Below is a listing. Return the lines from the one that contains "Write the TikZ code for this diagram." to the one that contains "(0,0) rectangle (794,435);", both ends included, verbatim and with no pictures.

:: Excerpted data

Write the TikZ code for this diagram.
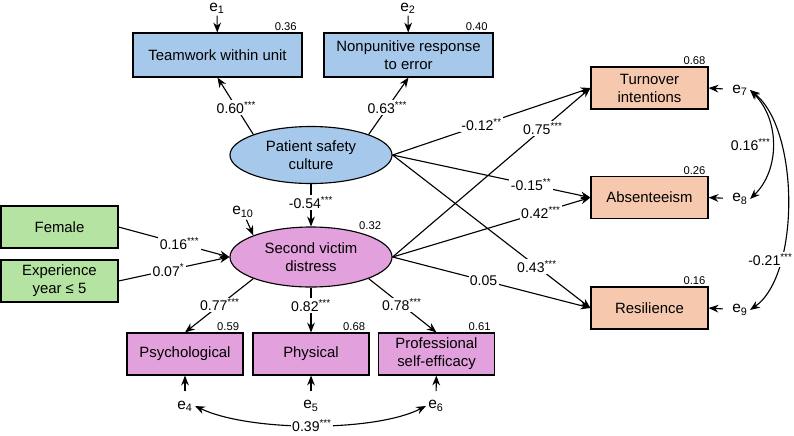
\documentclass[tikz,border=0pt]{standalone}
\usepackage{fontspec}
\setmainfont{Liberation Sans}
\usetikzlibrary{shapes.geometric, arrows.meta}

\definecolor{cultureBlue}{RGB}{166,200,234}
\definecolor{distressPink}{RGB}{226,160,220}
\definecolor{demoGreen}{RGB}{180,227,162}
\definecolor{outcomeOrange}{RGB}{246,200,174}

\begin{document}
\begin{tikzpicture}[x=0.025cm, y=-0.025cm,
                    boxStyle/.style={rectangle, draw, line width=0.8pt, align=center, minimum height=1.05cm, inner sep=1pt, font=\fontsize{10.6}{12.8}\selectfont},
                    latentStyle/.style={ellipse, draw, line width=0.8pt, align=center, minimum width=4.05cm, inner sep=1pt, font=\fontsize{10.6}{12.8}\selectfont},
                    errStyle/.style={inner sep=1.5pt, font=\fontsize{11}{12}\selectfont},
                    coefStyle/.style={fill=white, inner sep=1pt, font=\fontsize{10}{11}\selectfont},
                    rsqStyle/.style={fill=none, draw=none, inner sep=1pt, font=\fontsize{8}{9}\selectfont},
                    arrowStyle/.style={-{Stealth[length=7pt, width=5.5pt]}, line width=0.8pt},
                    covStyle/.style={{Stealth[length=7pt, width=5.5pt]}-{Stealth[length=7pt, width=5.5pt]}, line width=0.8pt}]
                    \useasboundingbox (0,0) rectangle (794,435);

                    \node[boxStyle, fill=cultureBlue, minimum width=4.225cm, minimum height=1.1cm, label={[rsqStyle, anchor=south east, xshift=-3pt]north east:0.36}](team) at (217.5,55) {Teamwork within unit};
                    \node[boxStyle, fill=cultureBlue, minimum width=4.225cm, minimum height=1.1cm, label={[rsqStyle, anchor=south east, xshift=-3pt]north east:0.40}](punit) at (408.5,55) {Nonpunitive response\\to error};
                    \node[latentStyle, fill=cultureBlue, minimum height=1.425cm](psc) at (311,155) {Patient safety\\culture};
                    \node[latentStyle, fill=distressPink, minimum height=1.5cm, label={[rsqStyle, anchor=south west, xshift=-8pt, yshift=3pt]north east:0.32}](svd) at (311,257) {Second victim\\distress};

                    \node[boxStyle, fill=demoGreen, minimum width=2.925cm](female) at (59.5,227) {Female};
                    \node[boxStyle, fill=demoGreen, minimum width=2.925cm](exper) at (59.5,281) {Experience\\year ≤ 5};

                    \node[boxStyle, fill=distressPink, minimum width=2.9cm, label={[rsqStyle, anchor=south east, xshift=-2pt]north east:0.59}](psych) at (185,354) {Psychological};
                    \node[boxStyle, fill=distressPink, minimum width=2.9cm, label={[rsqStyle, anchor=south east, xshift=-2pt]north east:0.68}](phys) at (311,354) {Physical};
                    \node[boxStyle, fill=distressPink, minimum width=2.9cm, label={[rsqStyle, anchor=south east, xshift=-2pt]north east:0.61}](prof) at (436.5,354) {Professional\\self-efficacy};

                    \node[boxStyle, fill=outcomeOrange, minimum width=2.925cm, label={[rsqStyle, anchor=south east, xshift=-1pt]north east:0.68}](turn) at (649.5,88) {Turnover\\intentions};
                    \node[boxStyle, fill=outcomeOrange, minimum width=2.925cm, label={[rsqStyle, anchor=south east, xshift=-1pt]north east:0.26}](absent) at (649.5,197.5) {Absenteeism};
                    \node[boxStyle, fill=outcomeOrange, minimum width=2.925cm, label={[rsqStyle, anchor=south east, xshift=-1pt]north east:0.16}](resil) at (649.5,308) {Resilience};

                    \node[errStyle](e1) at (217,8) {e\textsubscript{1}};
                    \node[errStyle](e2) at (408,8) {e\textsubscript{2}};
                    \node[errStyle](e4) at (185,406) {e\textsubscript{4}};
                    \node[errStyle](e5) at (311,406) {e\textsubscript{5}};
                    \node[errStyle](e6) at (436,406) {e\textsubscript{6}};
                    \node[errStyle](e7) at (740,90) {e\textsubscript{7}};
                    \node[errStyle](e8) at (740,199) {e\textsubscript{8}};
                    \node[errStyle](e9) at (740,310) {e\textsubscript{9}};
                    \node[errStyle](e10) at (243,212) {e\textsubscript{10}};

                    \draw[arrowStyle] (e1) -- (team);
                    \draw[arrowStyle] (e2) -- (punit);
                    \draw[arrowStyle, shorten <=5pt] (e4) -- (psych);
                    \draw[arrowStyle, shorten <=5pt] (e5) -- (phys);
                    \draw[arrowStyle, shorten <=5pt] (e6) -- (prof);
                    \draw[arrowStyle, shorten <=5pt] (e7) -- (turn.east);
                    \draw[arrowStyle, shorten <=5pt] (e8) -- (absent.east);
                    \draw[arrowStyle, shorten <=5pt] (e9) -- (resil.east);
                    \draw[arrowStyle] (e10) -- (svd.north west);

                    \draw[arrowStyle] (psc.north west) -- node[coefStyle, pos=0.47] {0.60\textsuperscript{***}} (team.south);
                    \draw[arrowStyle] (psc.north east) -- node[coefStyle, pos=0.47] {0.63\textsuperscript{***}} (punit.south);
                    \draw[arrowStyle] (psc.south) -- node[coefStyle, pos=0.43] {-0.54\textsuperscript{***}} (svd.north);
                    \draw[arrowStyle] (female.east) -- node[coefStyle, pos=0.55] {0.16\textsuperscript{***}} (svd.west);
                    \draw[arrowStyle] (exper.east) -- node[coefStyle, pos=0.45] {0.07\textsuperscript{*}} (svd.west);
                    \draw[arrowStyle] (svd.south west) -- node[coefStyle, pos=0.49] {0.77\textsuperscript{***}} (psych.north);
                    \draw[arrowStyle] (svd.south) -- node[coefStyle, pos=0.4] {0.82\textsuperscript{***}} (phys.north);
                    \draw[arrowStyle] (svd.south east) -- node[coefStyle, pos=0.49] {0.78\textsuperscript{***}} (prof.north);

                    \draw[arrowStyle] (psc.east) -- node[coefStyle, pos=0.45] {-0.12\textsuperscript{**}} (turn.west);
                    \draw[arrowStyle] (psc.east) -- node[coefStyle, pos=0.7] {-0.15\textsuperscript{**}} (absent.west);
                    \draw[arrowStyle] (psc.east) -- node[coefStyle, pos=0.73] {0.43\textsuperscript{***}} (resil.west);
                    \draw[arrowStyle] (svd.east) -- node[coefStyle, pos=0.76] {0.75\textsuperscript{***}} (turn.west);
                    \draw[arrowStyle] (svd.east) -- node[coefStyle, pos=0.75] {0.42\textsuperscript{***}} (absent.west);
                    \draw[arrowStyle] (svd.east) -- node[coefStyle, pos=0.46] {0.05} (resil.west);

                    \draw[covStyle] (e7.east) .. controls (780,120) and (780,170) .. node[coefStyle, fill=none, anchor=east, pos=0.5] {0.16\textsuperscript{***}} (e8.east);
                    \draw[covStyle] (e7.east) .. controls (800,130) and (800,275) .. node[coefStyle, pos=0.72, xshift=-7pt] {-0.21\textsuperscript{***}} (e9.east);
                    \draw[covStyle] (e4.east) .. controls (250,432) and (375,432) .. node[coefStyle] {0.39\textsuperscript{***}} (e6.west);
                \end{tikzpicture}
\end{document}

::::
:: Excerpted data

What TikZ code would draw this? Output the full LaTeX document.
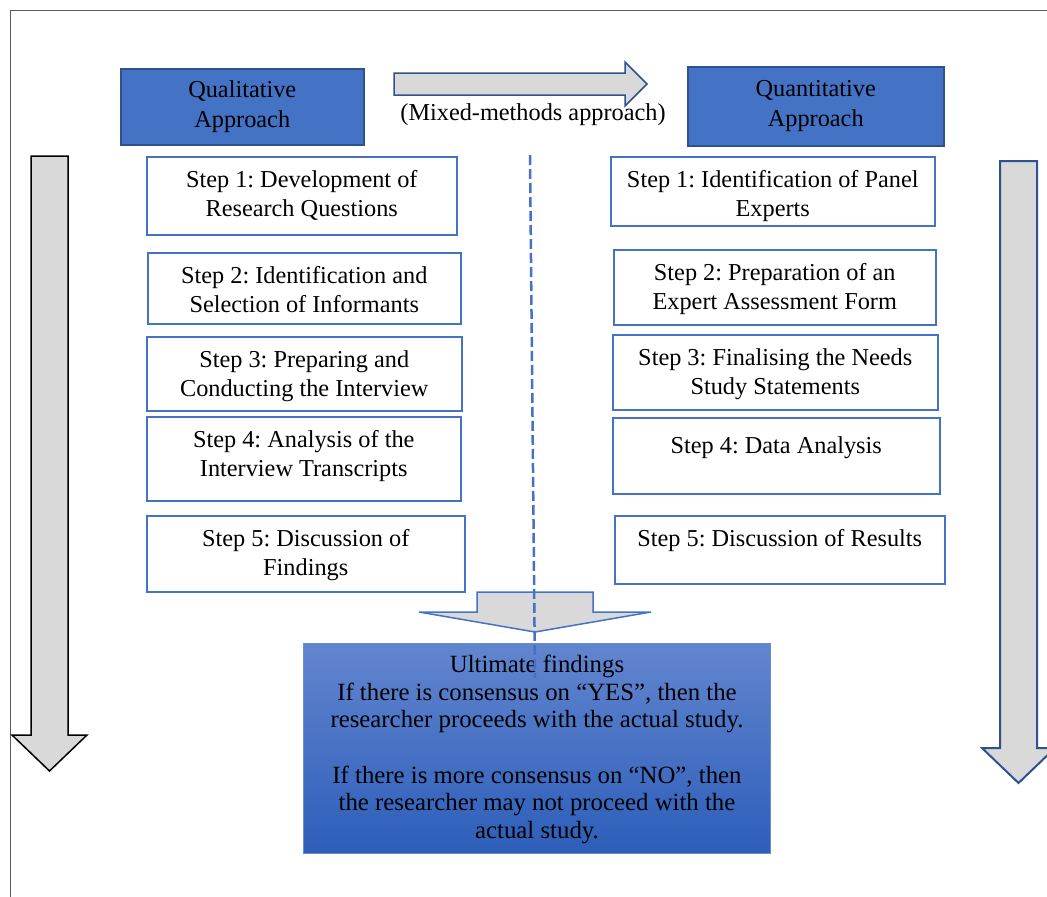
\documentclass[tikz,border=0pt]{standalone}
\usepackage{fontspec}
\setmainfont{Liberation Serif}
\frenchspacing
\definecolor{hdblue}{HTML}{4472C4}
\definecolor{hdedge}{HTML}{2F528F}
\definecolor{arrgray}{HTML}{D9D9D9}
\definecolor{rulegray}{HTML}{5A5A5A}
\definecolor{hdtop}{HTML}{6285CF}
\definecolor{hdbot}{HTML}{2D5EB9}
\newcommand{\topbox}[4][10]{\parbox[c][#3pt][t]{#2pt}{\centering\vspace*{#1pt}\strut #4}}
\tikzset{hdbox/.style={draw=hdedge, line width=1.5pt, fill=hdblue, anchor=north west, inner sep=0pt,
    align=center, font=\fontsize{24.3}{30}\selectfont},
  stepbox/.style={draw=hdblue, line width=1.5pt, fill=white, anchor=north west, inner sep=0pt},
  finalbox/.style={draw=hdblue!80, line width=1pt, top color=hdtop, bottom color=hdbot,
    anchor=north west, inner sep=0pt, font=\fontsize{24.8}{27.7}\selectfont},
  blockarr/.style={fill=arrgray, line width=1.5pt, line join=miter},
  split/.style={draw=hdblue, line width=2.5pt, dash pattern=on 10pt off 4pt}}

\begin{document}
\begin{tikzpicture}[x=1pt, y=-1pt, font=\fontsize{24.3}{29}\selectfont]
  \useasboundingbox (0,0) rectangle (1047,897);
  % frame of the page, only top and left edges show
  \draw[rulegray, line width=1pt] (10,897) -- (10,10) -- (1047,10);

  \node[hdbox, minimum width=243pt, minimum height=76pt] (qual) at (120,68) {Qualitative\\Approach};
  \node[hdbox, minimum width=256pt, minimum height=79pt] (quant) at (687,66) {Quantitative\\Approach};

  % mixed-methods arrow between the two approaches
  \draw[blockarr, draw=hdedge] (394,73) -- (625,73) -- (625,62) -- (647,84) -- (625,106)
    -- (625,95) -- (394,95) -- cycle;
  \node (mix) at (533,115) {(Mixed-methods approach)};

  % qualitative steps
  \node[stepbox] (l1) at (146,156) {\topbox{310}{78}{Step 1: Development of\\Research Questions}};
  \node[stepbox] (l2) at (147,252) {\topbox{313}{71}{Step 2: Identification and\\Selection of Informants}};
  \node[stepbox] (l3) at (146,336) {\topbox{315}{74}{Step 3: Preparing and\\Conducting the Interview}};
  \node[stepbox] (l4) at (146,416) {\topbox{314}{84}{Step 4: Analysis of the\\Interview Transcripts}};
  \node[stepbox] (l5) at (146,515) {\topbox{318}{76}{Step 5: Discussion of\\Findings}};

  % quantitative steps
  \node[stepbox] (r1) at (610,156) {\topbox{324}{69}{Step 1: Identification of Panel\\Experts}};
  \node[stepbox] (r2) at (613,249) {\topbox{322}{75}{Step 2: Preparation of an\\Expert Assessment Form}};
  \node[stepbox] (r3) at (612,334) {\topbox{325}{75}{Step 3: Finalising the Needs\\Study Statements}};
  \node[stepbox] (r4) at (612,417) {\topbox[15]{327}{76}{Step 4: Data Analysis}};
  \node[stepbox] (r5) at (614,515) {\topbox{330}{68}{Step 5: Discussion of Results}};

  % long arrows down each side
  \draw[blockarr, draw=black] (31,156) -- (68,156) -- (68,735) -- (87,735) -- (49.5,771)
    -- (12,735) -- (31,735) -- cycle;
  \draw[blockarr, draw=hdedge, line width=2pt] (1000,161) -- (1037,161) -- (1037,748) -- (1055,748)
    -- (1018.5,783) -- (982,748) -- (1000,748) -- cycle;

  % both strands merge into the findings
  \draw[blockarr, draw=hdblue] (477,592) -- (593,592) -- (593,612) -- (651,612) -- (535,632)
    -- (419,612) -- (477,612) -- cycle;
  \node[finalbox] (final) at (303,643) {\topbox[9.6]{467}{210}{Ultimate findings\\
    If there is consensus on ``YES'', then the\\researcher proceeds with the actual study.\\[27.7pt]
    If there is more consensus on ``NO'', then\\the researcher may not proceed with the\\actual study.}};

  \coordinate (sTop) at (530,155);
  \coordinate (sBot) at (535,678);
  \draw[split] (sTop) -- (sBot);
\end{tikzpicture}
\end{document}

::::
:: Excerpted data

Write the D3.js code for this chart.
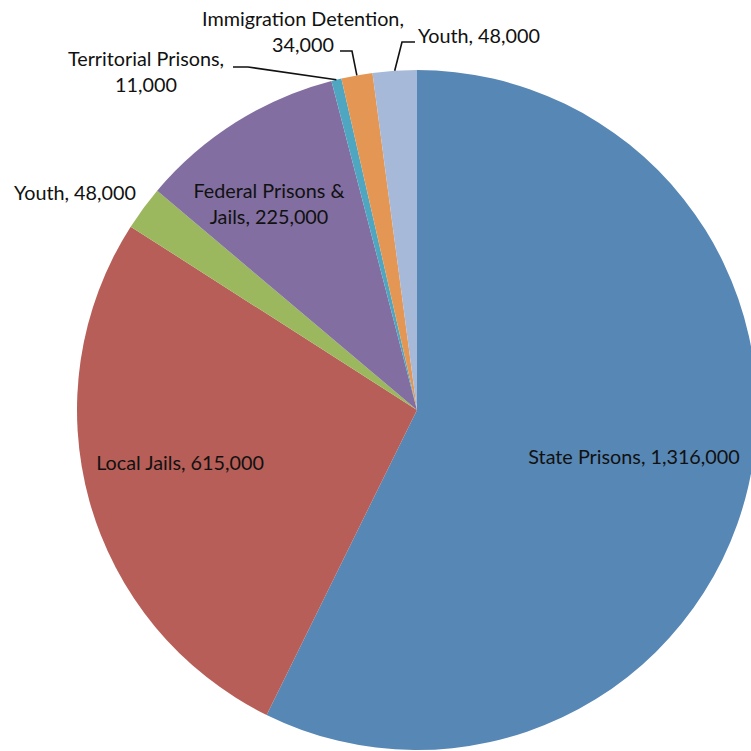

::::

# Written response:
Write the TikZ code for this diagram.
\documentclass[tikz,border=0pt]{standalone}
\usepackage{fontspec}
\setmainfont{Liberation Sans}
\usetikzlibrary{shapes.geometric, arrows.meta}

\definecolor{cultureBlue}{RGB}{166,200,234}
\definecolor{distressPink}{RGB}{226,160,220}
\definecolor{demoGreen}{RGB}{180,227,162}
\definecolor{outcomeOrange}{RGB}{246,200,174}

\begin{document}
\begin{tikzpicture}[x=0.025cm, y=-0.025cm,
                    boxStyle/.style={rectangle, draw, line width=0.8pt, align=center, minimum height=1.05cm, inner sep=1pt, font=\fontsize{10.6}{12.8}\selectfont},
                    latentStyle/.style={ellipse, draw, line width=0.8pt, align=center, minimum width=4.05cm, inner sep=1pt, font=\fontsize{10.6}{12.8}\selectfont},
                    errStyle/.style={inner sep=1.5pt, font=\fontsize{11}{12}\selectfont},
                    coefStyle/.style={fill=white, inner sep=1pt, font=\fontsize{10}{11}\selectfont},
                    rsqStyle/.style={fill=none, draw=none, inner sep=1pt, font=\fontsize{8}{9}\selectfont},
                    arrowStyle/.style={-{Stealth[length=7pt, width=5.5pt]}, line width=0.8pt},
                    covStyle/.style={{Stealth[length=7pt, width=5.5pt]}-{Stealth[length=7pt, width=5.5pt]}, line width=0.8pt}]
                    \useasboundingbox (0,0) rectangle (794,435);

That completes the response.